» RECORDS FOR THE TASK:
** START **

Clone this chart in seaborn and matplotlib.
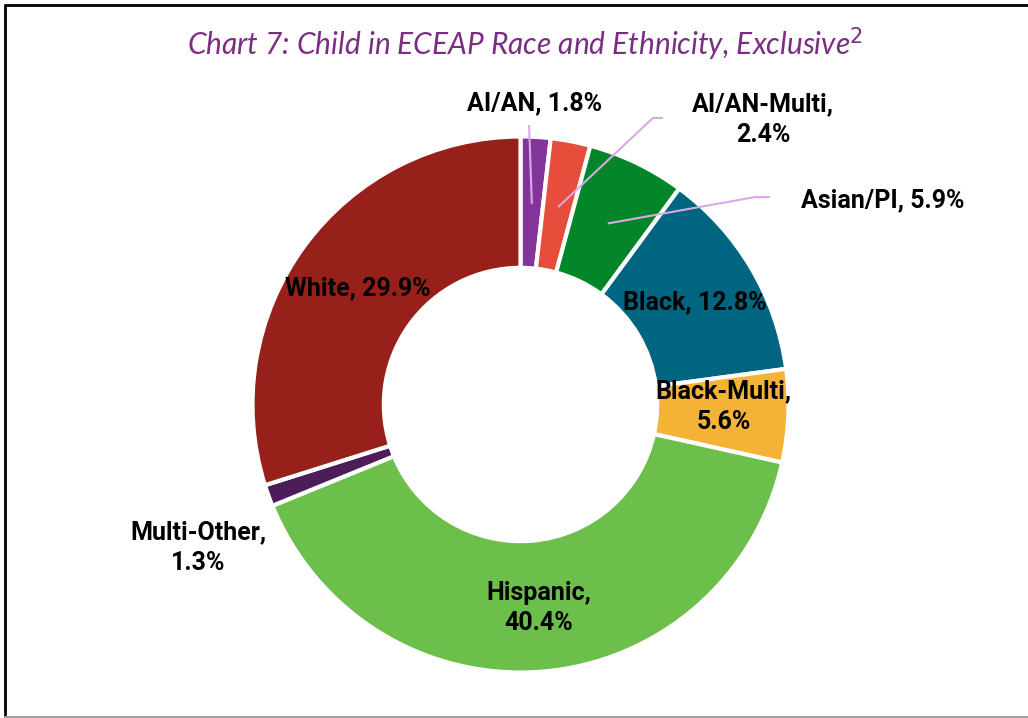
import matplotlib
matplotlib.use("Agg")
import matplotlib.pyplot as plt
from matplotlib.lines import Line2D
import numpy as np
import seaborn as sns

# Enrollment shares by race/ethnicity (percent), clockwise from 12 o'clock
categories = ["AI/AN", "AI/AN-Multi", "Asian/PI", "Black", "Black-Multi",
              "Hispanic", "Multi-Other", "White"]
shares = [1.8, 2.4, 5.9, 12.8, 5.6, 40.4, 1.3, 29.9]
label_texts = ["AI/AN, 1.8%", "AI/AN-Multi,\n2.4%", "Asian/PI, 5.9%",
               "Black, 12.8%", "Black-Multi,\n5.6%", "Hispanic,\n40.4%",
               "Multi-Other,\n1.3%", "White, 29.9%"]
colors = ["#83349A", "#E84C3A", "#03862A", "#006580", "#F4B337",
          "#6BBF4A", "#4D1D5A", "#97211A"]

sns.set_theme(style="white")
plt.rcParams["font.family"] = ["Roboto", "DejaVu Sans"]

W, H = 1028, 718
fig = plt.figure(figsize=(W / 100, H / 100), dpi=100)
cx, cy, R = 520.5, 404.5, 268.0
ax = fig.add_axes([0, 0, 1, 1])

wedges, _ = ax.pie(
    shares, colors=sns.color_palette(colors), startangle=90, counterclock=False,
    radius=1.0, wedgeprops=dict(width=0.49, edgecolor="white", linewidth=3),
)
ax.set_xlim(-cx / R, (W - cx) / R)
ax.set_ylim(-(H - cy) / R, cy / R)
ax.set_aspect("auto")
ax.axis("off")

# label anchor positions (in pie radius units)
label_pos = [(0.054, 1.125), (0.905, 1.062), (1.353, 0.763), (0.651, 0.382),
             (0.759, -0.009), (0.069, -0.759), (-1.203, -0.535), (-0.606, 0.435)]
for txt, (x, y) in zip(label_texts, label_pos):
    ax.text(x, y, txt, ha="center", va="center", fontsize=18,
            fontweight="bold", color="black", linespacing=1.35)

# leader lines for the narrow top wedges
lead_color = "#D9A9E6"
elbows = {0: [(0.032, 1.043)],
          1: [(0.532, 1.069), (0.494, 1.069)],
          2: [(0.931, 0.774), (0.875, 0.774)]}
angles = 90 - 3.6 * (np.cumsum(shares) - np.array(shares) / 2)
for i, pts in elbows.items():
    a = np.deg2rad(angles[i])
    end = (0.75 * np.cos(a), 0.75 * np.sin(a))
    xs = [p[0] for p in pts] + [end[0]]
    ys = [p[1] for p in pts] + [end[1]]
    ax.plot(xs, ys, color=lead_color, lw=1.5, solid_capstyle="butt")

fig.text(525 / W, 1 - 44 / H,
         "Chart 7: Child in ECEAP Race and Ethnicity, Exclusive$^{2}$",
         family=["Lato", "DejaVu Sans"],
         ha="center", va="center", fontsize=21.5, style="italic",
         color="#7A2E82")

# outer frame
fig.add_artist(Line2D([5 / W, 1], [1 - 5 / H, 1 - 5 / H], color="black",
                      lw=2, transform=fig.transFigure))
fig.add_artist(Line2D([5 / W, 5 / W], [1 - 5 / H, 0], color="black",
                      lw=2, transform=fig.transFigure))
fig.add_artist(Line2D([5 / W, 1], [1.5 / H, 1.5 / H], color="#A0A0A0",
                      lw=1.5, transform=fig.transFigure))

fig.savefig("out.png", dpi=100, facecolor="white")
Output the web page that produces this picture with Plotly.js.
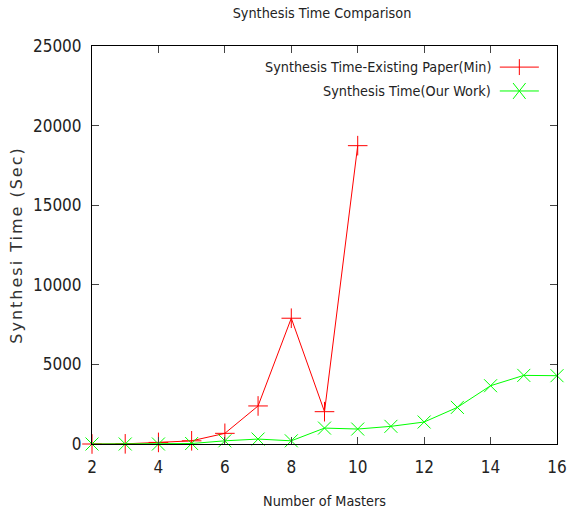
<!DOCTYPE html>
<html><head><meta charset="utf-8">
<script src="https://cdn.plot.ly/plotly-3.0.1.min.js"></script>
<style>html,body{margin:0;padding:0;background:#fff}#chart{width:574px;height:513px}</style>
</head><body><div id="chart"></div>
<script>
const masters = [2,3,4,5,6,7,8,9,10,11,12,13,14,15,16];
const existingX = [2,3,4,5,6,7,8,9,10];
const existingPaper = [0,10,100,200,670,2390,7900,2030,18740];
const ourWork = [0,0,0,30,200,310,200,1000,940,1110,1380,2300,3660,4310,4290];
const seriesNames = ['Synthesis Time-Existing Paper(Min)','Synthesis Time(Our Work)'];
const xTicks = [2,4,6,8,10,12,14,16];
const yTicks = [0,5000,10000,15000,20000,25000];
const yTickText = ['0','5000','10000','15000','20000','25000'];
const fontFam = '"Liberation Sans Narrow", "DejaVu Sans Condensed", sans-serif';

const traces = [
  {x: existingX, y: existingPaper, name: seriesNames[0], mode: 'lines+markers', cliponaxis: false,
   line: {color: '#ff0000', width: 1}, marker: {symbol: 'cross-thin-open', size: 14, color: '#ff0000', line: {color:'#ff0000', width: 1}}},
  {x: masters, y: ourWork, name: seriesNames[1], mode: 'lines+markers', cliponaxis: false,
   line: {color: '#00ff00', width: 1}, marker: {symbol: 'x-thin-open', size: 13, color: '#00ff00', line: {color:'#00ff00', width: 1}}}
];

const legY = [0.947, 0.887];
const colors = ['#ff0000', '#00ff00'];
const shapes = [];
const annotations = [];
seriesNames.forEach((n, i) => {
  annotations.push({xref:'paper', yref:'paper', x: 0.862, y: legY[i], xanchor:'right', yanchor:'middle',
    text: n, showarrow:false, font:{family: fontFam, size: 14.3, color:'#222'}});
  shapes.push({type:'line', xref:'paper', yref:'paper', x0: 0.877, x1: 0.961, y0: legY[i], y1: legY[i], line:{color: colors[i], width:1}});
});
// legend symbols
const cx = 0.919, hx = 0.0135, hy = 0.02;
shapes.push({type:'line', xref:'paper', yref:'paper', x0: cx, x1: cx, y0: legY[0]-hy, y1: legY[0]+hy, line:{color: colors[0], width:1}});
shapes.push({type:'line', xref:'paper', yref:'paper', x0: cx-hx, x1: cx+hx, y0: legY[1]-hy, y1: legY[1]+hy, line:{color: colors[1], width:1}});
shapes.push({type:'line', xref:'paper', yref:'paper', x0: cx-hx, x1: cx+hx, y0: legY[1]+hy, y1: legY[1]-hy, line:{color: colors[1], width:1}});

const layout = {
  width: 574, height: 513,
  margin: {l: 92, r: 17, t: 46, b: 69},
  paper_bgcolor: '#fff', plot_bgcolor: '#fff',
  showlegend: false,
  title: {text: 'Synthesis Time Comparison', x: 0.561, xanchor: 'center', y: 0.975, yanchor: 'middle',
    font: {family: fontFam, size: 14.3, color: '#222'}},
  xaxis: {range: [2, 16], tickmode: 'array', tickvals: xTicks, ticks: 'inside', ticklen: 7,
    tickcolor: '#444', mirror: 'ticks', showline: true, linecolor: '#000', linewidth: 1, showgrid: false, zeroline: false,
    ticklabelstandoff: 8,
    tickfont: {family: fontFam, size: 17, color: '#222'},
    title: {text: 'Number of Masters', font: {family: fontFam, size: 14.3, color: '#222'}, standoff: 19}},
  yaxis: {range: [0, 25000], tickmode: 'array', tickvals: yTicks, ticktext: yTickText, ticks: 'inside', ticklen: 7,
    tickcolor: '#444', mirror: 'ticks', showline: true, linecolor: '#000', linewidth: 1, showgrid: false, zeroline: false,
    ticklabelstandoff: 6,
    tickfont: {family: fontFam, size: 17, color: '#222'},
    title: {text: 'Synthesi Time (Sec)', font: {family: '"DejaVu Sans", sans-serif', size: 16, color: '#333'}, standoff: 6}},
  shapes: shapes, annotations: annotations
};
Plotly.newPlot('chart', traces, layout, {displayModeBar: false, staticPlot: true}).then(gd => {
  const t = gd.querySelector('.g-ytitle text');
  if (t) t.style.letterSpacing = '2px';
});
</script></body></html>
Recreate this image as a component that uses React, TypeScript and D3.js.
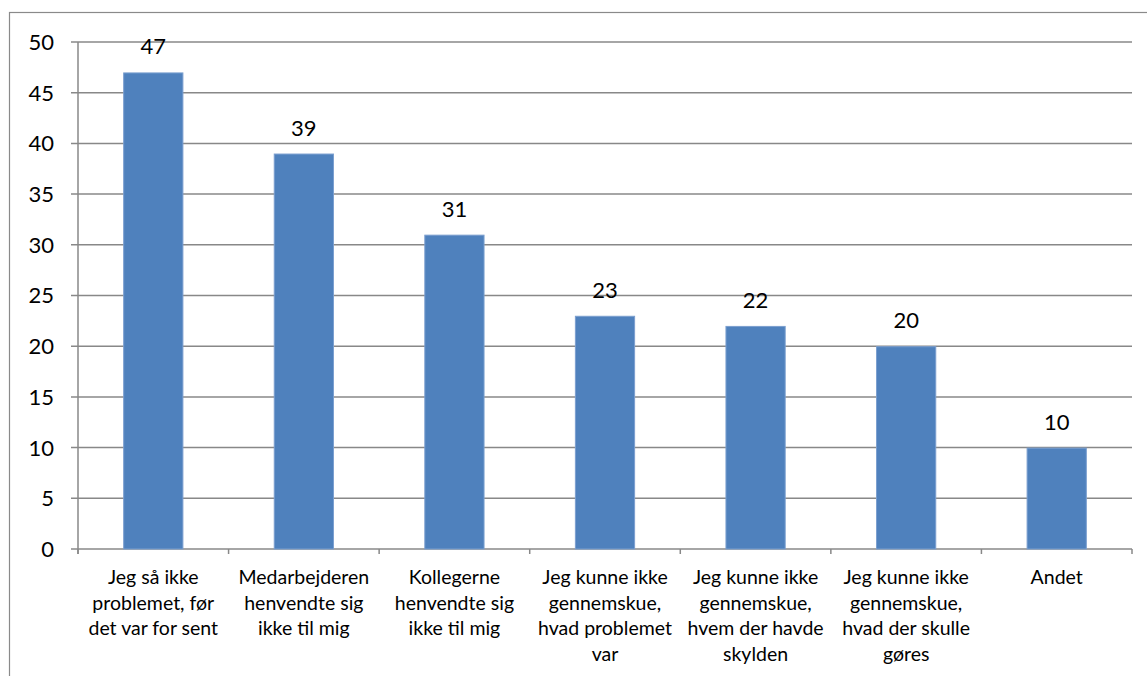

** END **

» SET EXERCISE: Determine the number of lines in the records that include the string "this", and respond with that number only.

» FINAL ANSWER: 3